Query results as a Stream with Hibernate 5.2

kmandalas picture kmandalas · May 12, 2017 · Viewed 8k times · Source

Since Hibernate 5.2, we are able to use the stream() method instead of scroll() if we want to fetch large amount of data.

However, when using scroll() with ScrollableResults we are able to a hook into the retrieval process and to free memory up by either evicting the object from the persistent context after processing it and/or clearing the entire session every now and then.

My questions:

  1. Now, if we use the stream() method, what happens behind the scenes?
  2. Is it possible to evict object from the persistent context?
  3. Is the session cleared periodically?
  4. How is optimal memory consumption achieved?
  5. Is is possible to use e.g.

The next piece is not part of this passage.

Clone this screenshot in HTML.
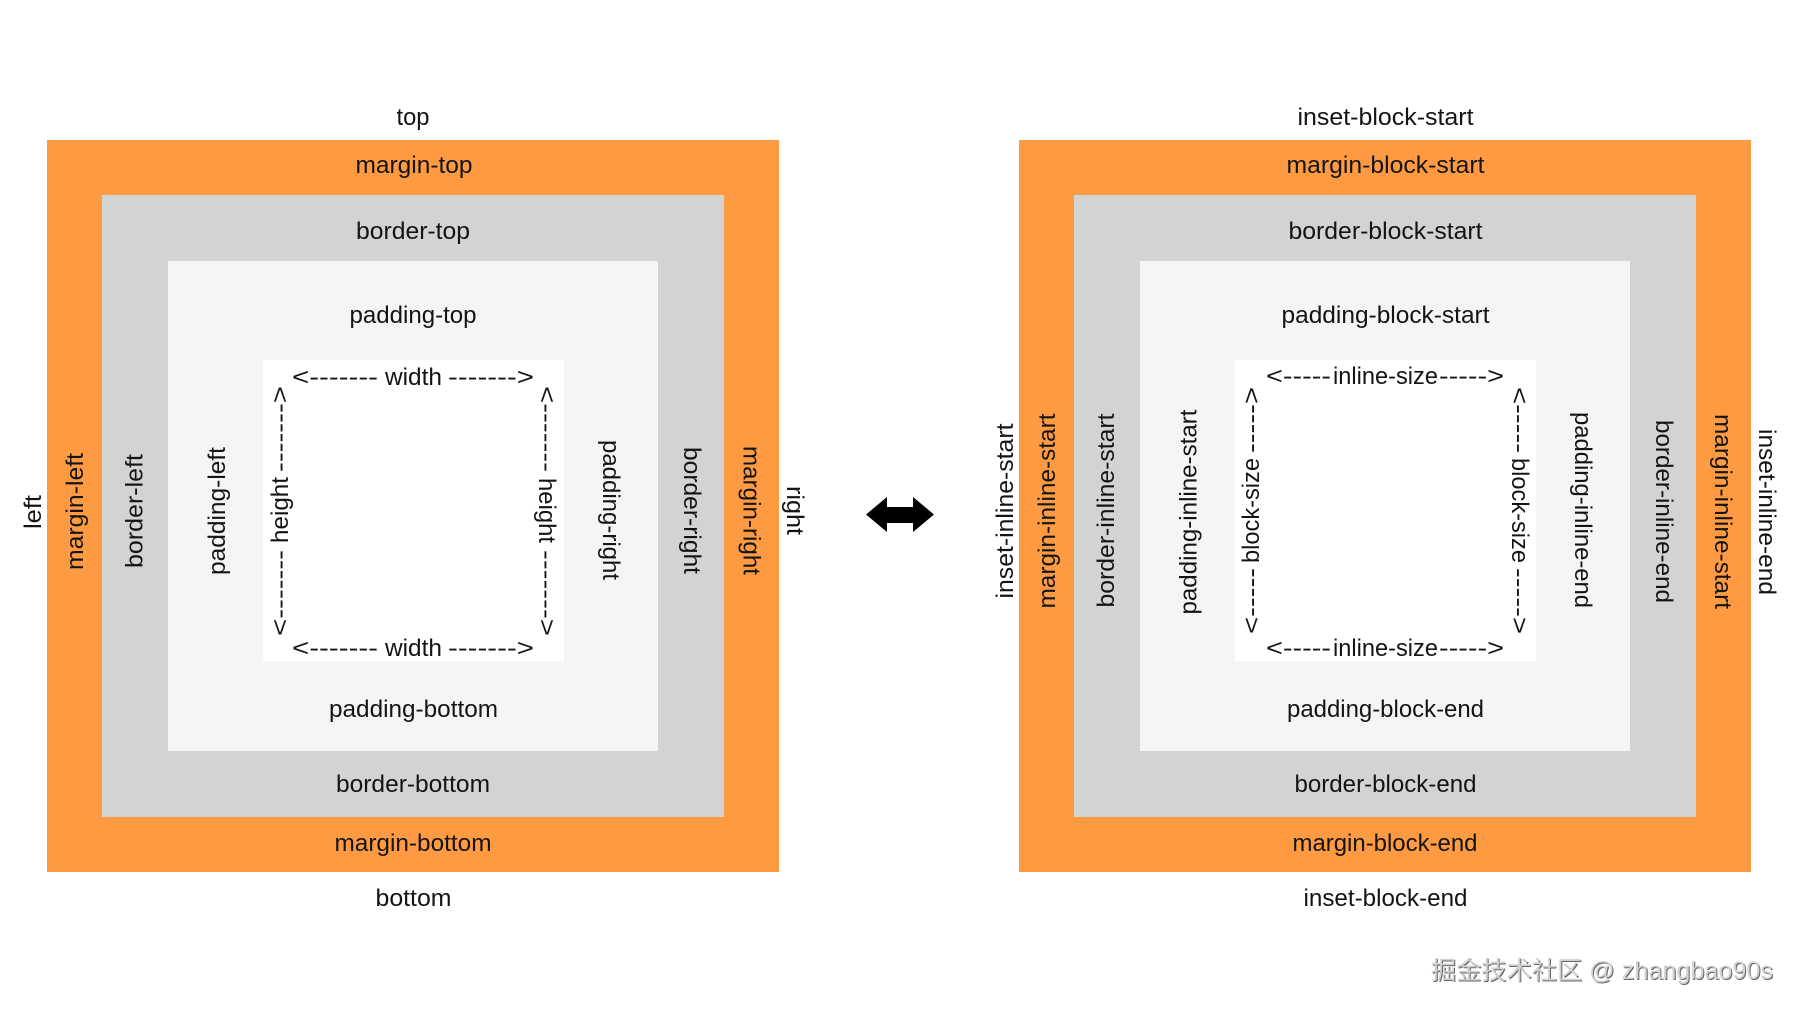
<!DOCTYPE html>
<html>
<head>
<meta charset="utf-8">
<style>
html,body{margin:0;padding:0;background:#fff;width:1800px;height:1013px;overflow:hidden}
svg{display:block}
text{font-family:"Liberation Sans","Noto Sans CJK SC",sans-serif;font-size:24px;fill:#141414}
.w{font-size:25px}
</style>
</head>
<body>
<svg width="1800" height="1013" viewBox="0 0 1800 1013" xmlns="http://www.w3.org/2000/svg">
<rect width="1800" height="1013" fill="#fff"/>

<!-- left panel -->
<rect x="47" y="140" width="732" height="732" fill="#FE9B42"/>
<rect x="102" y="195" width="622" height="622" fill="#D3D3D3"/>
<rect x="168" y="261" width="490" height="490" fill="#F5F5F5"/>
<rect x="263" y="360" width="301" height="301" fill="#FFFFFF"/>

<!-- right panel -->
<rect x="1019" y="140" width="732" height="732" fill="#FE9B42"/>
<rect x="1074" y="195" width="622" height="622" fill="#D3D3D3"/>
<rect x="1140" y="261" width="490" height="490" fill="#F5F5F5"/>
<rect x="1235" y="360" width="301" height="301" fill="#FFFFFF"/>

<!-- double arrow -->
<polygon points="866,514.5 887,497 887,507 913,507 913,497 934,514.5 913,532 913,523 887,523 887,532" fill="#000"/>

<!-- left horizontal labels -->
<text x="396.5" y="125" textLength="33" lengthAdjust="spacingAndGlyphs">top</text>
<text x="355.5" y="173" textLength="117" lengthAdjust="spacingAndGlyphs">margin-top</text>
<text x="356" y="239" textLength="114" lengthAdjust="spacingAndGlyphs">border-top</text>
<text x="349.5" y="323" textLength="127" lengthAdjust="spacingAndGlyphs">padding-top</text>
<text x="329" y="717" textLength="169" lengthAdjust="spacingAndGlyphs">padding-bottom</text>
<text x="336" y="792" textLength="154" lengthAdjust="spacingAndGlyphs">border-bottom</text>
<text x="334.5" y="851" textLength="157" lengthAdjust="spacingAndGlyphs">margin-bottom</text>
<text x="375.5" y="906" textLength="76" lengthAdjust="spacingAndGlyphs">bottom</text>

<text x="292" y="385" textLength="86" lengthAdjust="spacingAndGlyphs">&lt;-------</text>
<text x="385" y="385" textLength="57" lengthAdjust="spacingAndGlyphs">width</text>
<text x="448" y="385" textLength="86" lengthAdjust="spacingAndGlyphs">-------&gt;</text>
<text x="292" y="656" textLength="86" lengthAdjust="spacingAndGlyphs">&lt;-------</text>
<text x="385" y="656" textLength="57" lengthAdjust="spacingAndGlyphs">width</text>
<text x="448" y="656" textLength="86" lengthAdjust="spacingAndGlyphs">-------&gt;</text>

<!-- left vertical, reading upward -->
<text transform="translate(41,529) rotate(-90)" textLength="34" lengthAdjust="spacingAndGlyphs">left</text>
<text transform="translate(83,570) rotate(-90)" textLength="117" lengthAdjust="spacingAndGlyphs">margin-left</text>
<text transform="translate(142.5,568) rotate(-90)" textLength="114" lengthAdjust="spacingAndGlyphs">border-left</text>
<text transform="translate(225,575) rotate(-90)" textLength="128" lengthAdjust="spacingAndGlyphs">padding-left</text>
<text transform="translate(288,636) rotate(-90)" textLength="86" lengthAdjust="spacingAndGlyphs">&lt;-------</text>
<text transform="translate(288,543) rotate(-90)" textLength="66" lengthAdjust="spacingAndGlyphs">height</text>
<text transform="translate(288,472) rotate(-90)" textLength="86" lengthAdjust="spacingAndGlyphs">-------&gt;</text>

<!-- left vertical, reading downward -->
<text transform="translate(539,386) rotate(90)" textLength="86" lengthAdjust="spacingAndGlyphs">&lt;-------</text>
<text transform="translate(539,478) rotate(90)" textLength="65" lengthAdjust="spacingAndGlyphs">height</text>
<text transform="translate(539,550) rotate(90)" textLength="86" lengthAdjust="spacingAndGlyphs">-------&gt;</text>
<text transform="translate(603,440) rotate(90)" textLength="140" lengthAdjust="spacingAndGlyphs">padding-right</text>
<text transform="translate(684,447) rotate(90)" textLength="127" lengthAdjust="spacingAndGlyphs">border-right</text>
<text transform="translate(743.5,446) rotate(90)" textLength="129" lengthAdjust="spacingAndGlyphs">margin-right</text>
<text transform="translate(787,486) rotate(90)" textLength="49" lengthAdjust="spacingAndGlyphs">right</text>

<!-- right horizontal labels -->
<text x="1297.5" y="125" textLength="176" lengthAdjust="spacingAndGlyphs">inset-block-start</text>
<text x="1286.5" y="173" textLength="198" lengthAdjust="spacingAndGlyphs">margin-block-start</text>
<text x="1288.5" y="239" textLength="194" lengthAdjust="spacingAndGlyphs">border-block-start</text>
<text x="1281.5" y="323" textLength="208" lengthAdjust="spacingAndGlyphs">padding-block-start</text>
<text x="1287" y="717" textLength="197" lengthAdjust="spacingAndGlyphs">padding-block-end</text>
<text x="1294.5" y="792" textLength="182" lengthAdjust="spacingAndGlyphs">border-block-end</text>
<text x="1292.5" y="851" textLength="185" lengthAdjust="spacingAndGlyphs">margin-block-end</text>
<text x="1303.5" y="906" textLength="164" lengthAdjust="spacingAndGlyphs">inset-block-end</text>

<text x="1266" y="384" textLength="65" lengthAdjust="spacingAndGlyphs">&lt;-----</text>
<text x="1333" y="384" textLength="105" lengthAdjust="spacingAndGlyphs">inline-size</text>
<text x="1439" y="384" textLength="65" lengthAdjust="spacingAndGlyphs">-----&gt;</text>
<text x="1266" y="656" textLength="65" lengthAdjust="spacingAndGlyphs">&lt;-----</text>
<text x="1333" y="656" textLength="105" lengthAdjust="spacingAndGlyphs">inline-size</text>
<text x="1439" y="656" textLength="65" lengthAdjust="spacingAndGlyphs">-----&gt;</text>

<!-- right vertical, reading upward -->
<text transform="translate(1013,598.5) rotate(-90)" textLength="175" lengthAdjust="spacingAndGlyphs">inset-inline-start</text>
<text transform="translate(1055,608.5) rotate(-90)" textLength="195" lengthAdjust="spacingAndGlyphs">margin-inline-start</text>
<text transform="translate(1114,607.5) rotate(-90)" textLength="194" lengthAdjust="spacingAndGlyphs">border-inline-start</text>
<text transform="translate(1196.5,614.5) rotate(-90)" textLength="205" lengthAdjust="spacingAndGlyphs">padding-inline-start</text>
<text transform="translate(1259.5,634) rotate(-90)" textLength="66" lengthAdjust="spacingAndGlyphs">&lt;-----</text>
<text transform="translate(1259,563) rotate(-90)" textLength="105" lengthAdjust="spacingAndGlyphs">block-size</text>
<text transform="translate(1259.5,453) rotate(-90)" textLength="66" lengthAdjust="spacingAndGlyphs">-----&gt;</text>

<!-- right vertical, reading downward -->
<text transform="translate(1511.5,387) rotate(90)" textLength="66" lengthAdjust="spacingAndGlyphs">&lt;-----</text>
<text transform="translate(1512,458) rotate(90)" textLength="105" lengthAdjust="spacingAndGlyphs">block-size</text>
<text transform="translate(1511.5,568) rotate(90)" textLength="66" lengthAdjust="spacingAndGlyphs">-----&gt;</text>
<text transform="translate(1575,412) rotate(90)" textLength="196" lengthAdjust="spacingAndGlyphs">padding-inline-end</text>
<text transform="translate(1656,420) rotate(90)" textLength="183" lengthAdjust="spacingAndGlyphs">border-inline-end</text>
<text transform="translate(1715,414) rotate(90)" textLength="195" lengthAdjust="spacingAndGlyphs">margin-inline-start</text>
<text transform="translate(1759,429) rotate(90)" textLength="166" lengthAdjust="spacingAndGlyphs">inset-inline-end</text>

<!-- watermark -->
<text class="w" x="1432" y="980" textLength="342" lengthAdjust="spacingAndGlyphs" style="fill:#666">掘金技术社区 @ zhangbao90s</text>
<text class="w" x="1431" y="979" textLength="342" lengthAdjust="spacingAndGlyphs" style="fill:#d2d2d2">掘金技术社区 @ zhangbao90s</text>
</svg>
</body>
</html>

StatelessSession?
  6. Also, if we have set hibernate.jdbc.fetch_size to some number (e.g. 1000) at JPA properties, then how is this combined well with scrollable results?

Answer

wild_nothing picture wild_nothing · May 19, 2017

The following works for me:

DataSourceConfig.java

@Bean
public LocalSessionFactoryBean sessionFactory() {
    // Link your data source to your session factory
    ...
}

@Bean("hibernateTxManager")
public HibernateTransactionManager hibernateTxManager(@Qualifier("sessionFactory") SessionFactory sessionFactory) {
    // Link your session factory to your transaction manager
    ...
}

MyServiceImpl.java

@Service
@Transactional(propagation = Propagation.REQUIRES_NEW, transactionManager = "hibernateTxManager", readOnly = true)
public class MyServiceImpl implements MyService {

    @Autowired
    private MyRepo myRepo;
    ...
    Stream<MyEntity> stream = myRepo.getStream();
    // Do your streaming and CLOSE the steam afterwards
    ...

MyRepoImpl.java

@Repository
@Transactional(propagation = Propagation.MANDATORY, transactionManager = "hibernateTxManager", readOnly = true)
public class MyRepoImpl implements MyRepo {

    @Autowired
    private SessionFactory sessionFactory;

    @Autowired
    private MyDataSource myDataSource;

    public Stream<MyEntity> getStream() {

        return sessionFactory.openStatelessSession(DataSourceUtils.getConnection(myDataSource))
            .createNativeQuery("my_query", MyEntity.class)
            .setReadOnly(true)
            .setFetchSize(1000)
            .stream();
    }
    ...

Just remember, when you stream you really only need to be cautious of memory at the point of object materialisation. That is truly the only part of the operation susceptible to problems in memory. In my case I chunk the stream at 1000 objects at a time, serialise them with gson and send them to a JMS broker immediately. The garbage collector does the rest.

It's worth noting that Spring's transactional boundary awareness closes the connection to the dB at the end without needing to be explicitly told.